> [AIM]: Collect all the lines that mention the word "matplotlib".
■ ■ ■
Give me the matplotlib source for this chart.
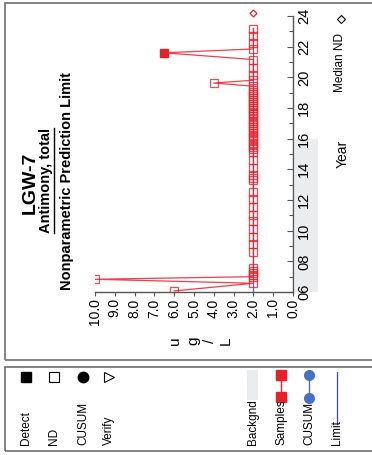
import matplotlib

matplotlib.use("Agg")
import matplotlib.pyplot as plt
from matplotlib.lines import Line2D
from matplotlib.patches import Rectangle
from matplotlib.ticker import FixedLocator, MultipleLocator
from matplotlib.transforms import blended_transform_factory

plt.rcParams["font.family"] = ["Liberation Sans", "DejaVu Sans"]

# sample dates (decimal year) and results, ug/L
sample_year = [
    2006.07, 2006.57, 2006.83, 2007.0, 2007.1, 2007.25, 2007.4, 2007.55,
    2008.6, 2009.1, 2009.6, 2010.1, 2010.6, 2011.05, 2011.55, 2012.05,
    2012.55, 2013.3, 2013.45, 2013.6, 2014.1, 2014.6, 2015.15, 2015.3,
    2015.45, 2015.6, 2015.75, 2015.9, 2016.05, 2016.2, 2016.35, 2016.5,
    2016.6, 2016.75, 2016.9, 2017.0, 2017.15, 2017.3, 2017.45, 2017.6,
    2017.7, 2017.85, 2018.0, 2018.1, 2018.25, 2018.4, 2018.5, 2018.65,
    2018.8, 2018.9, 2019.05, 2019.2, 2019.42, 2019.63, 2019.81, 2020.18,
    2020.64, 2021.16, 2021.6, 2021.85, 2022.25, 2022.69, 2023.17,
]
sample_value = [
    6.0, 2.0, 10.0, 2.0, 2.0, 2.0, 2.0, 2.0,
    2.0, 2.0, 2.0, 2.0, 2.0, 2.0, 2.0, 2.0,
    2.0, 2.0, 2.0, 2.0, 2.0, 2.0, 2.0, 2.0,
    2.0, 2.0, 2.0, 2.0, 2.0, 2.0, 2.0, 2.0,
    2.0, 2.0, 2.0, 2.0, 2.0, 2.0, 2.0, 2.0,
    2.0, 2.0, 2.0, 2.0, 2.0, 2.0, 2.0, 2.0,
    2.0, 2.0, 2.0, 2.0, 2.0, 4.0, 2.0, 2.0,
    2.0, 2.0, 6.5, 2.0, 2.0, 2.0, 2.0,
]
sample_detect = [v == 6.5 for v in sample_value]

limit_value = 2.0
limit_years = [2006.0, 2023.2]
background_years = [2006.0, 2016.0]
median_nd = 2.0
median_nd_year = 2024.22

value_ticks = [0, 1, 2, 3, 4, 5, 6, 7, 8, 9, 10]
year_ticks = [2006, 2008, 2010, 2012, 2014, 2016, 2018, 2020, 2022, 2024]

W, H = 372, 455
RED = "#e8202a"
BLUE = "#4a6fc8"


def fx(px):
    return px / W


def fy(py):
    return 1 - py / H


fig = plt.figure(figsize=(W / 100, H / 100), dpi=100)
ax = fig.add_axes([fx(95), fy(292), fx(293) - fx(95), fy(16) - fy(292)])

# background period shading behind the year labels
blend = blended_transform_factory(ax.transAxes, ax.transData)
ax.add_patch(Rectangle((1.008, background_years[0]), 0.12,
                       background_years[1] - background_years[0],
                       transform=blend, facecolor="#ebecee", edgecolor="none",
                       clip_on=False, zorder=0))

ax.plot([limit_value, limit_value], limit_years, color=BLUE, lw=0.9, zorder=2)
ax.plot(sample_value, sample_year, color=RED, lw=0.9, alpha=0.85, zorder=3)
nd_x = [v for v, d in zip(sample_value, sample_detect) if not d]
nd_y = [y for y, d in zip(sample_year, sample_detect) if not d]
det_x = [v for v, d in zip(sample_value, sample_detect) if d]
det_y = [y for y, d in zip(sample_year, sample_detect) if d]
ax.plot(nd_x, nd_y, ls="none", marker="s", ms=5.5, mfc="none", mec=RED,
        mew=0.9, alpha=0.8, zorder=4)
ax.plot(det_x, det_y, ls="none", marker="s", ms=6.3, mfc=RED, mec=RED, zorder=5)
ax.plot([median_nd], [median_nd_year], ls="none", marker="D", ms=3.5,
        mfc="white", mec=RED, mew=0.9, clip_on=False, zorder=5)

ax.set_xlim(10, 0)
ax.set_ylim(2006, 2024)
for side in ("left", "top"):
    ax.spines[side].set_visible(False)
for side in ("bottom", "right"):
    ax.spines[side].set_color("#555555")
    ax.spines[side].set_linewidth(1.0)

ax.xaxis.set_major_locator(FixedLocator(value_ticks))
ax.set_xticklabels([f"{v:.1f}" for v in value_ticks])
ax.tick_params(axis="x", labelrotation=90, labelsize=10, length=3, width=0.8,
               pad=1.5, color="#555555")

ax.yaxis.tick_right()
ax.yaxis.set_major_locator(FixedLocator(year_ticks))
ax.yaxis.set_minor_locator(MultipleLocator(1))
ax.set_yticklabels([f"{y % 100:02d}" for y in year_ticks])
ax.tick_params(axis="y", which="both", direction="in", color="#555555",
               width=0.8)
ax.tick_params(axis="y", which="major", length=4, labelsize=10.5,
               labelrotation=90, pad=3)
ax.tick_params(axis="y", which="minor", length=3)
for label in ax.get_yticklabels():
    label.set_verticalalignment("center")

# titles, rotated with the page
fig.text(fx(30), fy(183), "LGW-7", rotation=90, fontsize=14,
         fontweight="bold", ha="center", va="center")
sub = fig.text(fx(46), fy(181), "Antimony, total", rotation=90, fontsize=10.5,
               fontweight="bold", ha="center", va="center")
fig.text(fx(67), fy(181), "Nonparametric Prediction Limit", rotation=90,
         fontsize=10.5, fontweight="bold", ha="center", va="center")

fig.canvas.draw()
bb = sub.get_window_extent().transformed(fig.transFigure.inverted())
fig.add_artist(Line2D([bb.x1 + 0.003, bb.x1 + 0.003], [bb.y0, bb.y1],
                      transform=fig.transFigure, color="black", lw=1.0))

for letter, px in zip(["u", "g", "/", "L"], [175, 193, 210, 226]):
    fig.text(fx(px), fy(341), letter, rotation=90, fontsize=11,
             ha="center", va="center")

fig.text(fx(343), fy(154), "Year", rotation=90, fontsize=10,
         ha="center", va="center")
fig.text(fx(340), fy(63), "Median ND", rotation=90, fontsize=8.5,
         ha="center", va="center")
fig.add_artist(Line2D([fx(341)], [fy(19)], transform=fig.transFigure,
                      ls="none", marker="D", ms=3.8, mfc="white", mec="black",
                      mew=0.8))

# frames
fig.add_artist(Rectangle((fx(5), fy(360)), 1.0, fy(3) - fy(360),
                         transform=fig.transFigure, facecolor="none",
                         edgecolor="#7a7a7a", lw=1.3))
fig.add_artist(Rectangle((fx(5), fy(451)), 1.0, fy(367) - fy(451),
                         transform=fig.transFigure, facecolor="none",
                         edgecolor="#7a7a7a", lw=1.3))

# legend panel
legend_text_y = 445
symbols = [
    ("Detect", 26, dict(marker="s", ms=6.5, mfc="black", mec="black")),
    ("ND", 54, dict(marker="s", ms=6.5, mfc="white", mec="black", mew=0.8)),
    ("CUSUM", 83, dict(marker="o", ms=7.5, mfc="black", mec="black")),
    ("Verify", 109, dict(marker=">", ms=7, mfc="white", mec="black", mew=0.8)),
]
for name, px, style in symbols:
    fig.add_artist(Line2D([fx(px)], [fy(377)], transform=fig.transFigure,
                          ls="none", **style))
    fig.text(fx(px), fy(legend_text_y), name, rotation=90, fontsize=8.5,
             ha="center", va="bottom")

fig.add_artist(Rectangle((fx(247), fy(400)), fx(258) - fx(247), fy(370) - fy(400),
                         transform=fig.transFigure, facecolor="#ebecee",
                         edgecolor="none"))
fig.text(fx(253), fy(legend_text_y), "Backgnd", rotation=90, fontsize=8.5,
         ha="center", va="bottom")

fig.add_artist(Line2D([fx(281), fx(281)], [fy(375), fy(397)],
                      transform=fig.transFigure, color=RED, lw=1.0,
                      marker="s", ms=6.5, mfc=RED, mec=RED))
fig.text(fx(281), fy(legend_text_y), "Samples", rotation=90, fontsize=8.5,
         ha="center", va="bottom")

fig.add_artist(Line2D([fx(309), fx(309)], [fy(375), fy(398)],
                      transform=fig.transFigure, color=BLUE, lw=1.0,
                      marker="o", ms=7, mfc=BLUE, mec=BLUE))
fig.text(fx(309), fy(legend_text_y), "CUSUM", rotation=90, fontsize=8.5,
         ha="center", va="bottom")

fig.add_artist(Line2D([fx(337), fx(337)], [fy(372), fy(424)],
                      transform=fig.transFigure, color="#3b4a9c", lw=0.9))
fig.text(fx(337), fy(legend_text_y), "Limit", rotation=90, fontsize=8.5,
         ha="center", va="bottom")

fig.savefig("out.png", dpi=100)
■ ■ ■
> [EXERCISE RESULT]:
Give me the matplotlib source for this chart.
import matplotlib
matplotlib.use("Agg")
import matplotlib.pyplot as plt
from matplotlib.lines import Line2D
from matplotlib.patches import Rectangle
from matplotlib.ticker import FixedLocator, MultipleLocator
from matplotlib.transforms import blended_transform_factory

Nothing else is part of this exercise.